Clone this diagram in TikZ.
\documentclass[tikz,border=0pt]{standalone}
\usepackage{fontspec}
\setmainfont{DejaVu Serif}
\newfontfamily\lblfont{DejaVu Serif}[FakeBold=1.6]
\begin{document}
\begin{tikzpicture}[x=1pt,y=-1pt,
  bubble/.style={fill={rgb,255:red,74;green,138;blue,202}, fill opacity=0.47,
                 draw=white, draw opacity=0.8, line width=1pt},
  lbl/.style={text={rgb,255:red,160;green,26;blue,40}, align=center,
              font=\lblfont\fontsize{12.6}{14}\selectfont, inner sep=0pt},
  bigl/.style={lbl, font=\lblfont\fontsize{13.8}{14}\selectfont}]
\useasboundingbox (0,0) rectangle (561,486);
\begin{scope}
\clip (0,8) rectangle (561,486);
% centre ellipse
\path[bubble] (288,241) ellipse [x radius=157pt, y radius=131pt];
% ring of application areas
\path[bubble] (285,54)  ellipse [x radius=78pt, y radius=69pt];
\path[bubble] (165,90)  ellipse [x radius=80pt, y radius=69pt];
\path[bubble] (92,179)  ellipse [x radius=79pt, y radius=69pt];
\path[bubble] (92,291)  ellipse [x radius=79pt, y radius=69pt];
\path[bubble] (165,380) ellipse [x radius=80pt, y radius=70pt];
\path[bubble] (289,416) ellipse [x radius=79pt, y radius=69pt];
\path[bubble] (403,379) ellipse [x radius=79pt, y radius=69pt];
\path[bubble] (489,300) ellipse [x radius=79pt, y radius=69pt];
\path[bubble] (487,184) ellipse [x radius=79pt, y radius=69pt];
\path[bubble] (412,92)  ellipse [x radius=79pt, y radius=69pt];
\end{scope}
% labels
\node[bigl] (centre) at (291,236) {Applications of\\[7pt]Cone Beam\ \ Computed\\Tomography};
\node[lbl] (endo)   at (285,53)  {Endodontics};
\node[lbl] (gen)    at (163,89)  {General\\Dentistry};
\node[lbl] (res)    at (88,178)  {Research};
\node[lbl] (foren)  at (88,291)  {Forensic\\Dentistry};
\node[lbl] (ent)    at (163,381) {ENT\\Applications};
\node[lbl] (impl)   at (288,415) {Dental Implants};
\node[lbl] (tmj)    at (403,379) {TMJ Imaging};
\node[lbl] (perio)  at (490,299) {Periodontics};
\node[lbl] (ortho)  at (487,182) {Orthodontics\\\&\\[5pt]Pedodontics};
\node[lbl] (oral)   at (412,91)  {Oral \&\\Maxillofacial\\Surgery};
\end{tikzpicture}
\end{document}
=======
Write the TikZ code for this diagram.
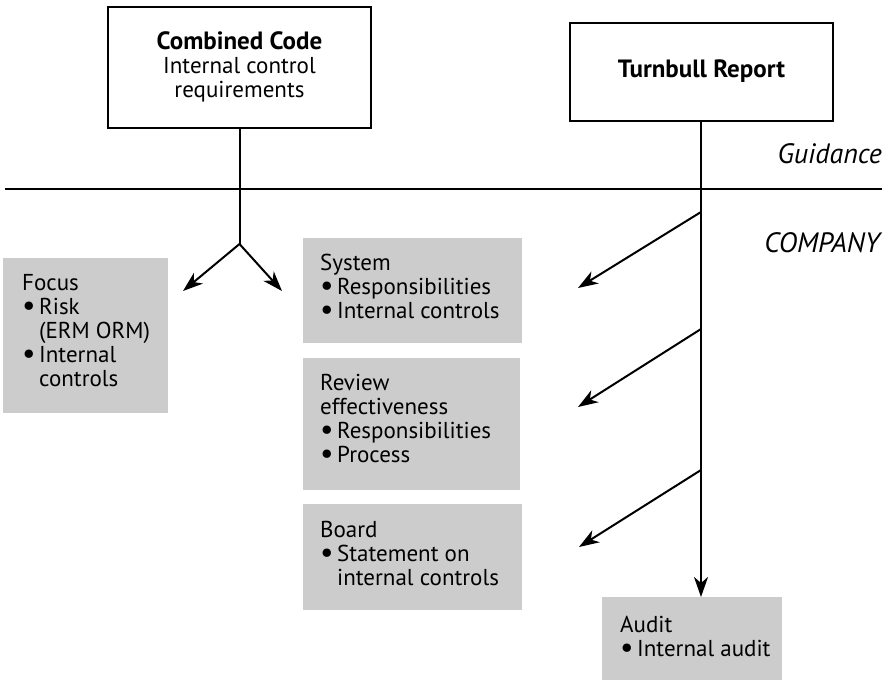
=======
# [Given problem]
Search the lines above for the string "this" and copy each line that has it.

# [Complete response]
Clone this diagram in TikZ.
Write the TikZ code for this diagram.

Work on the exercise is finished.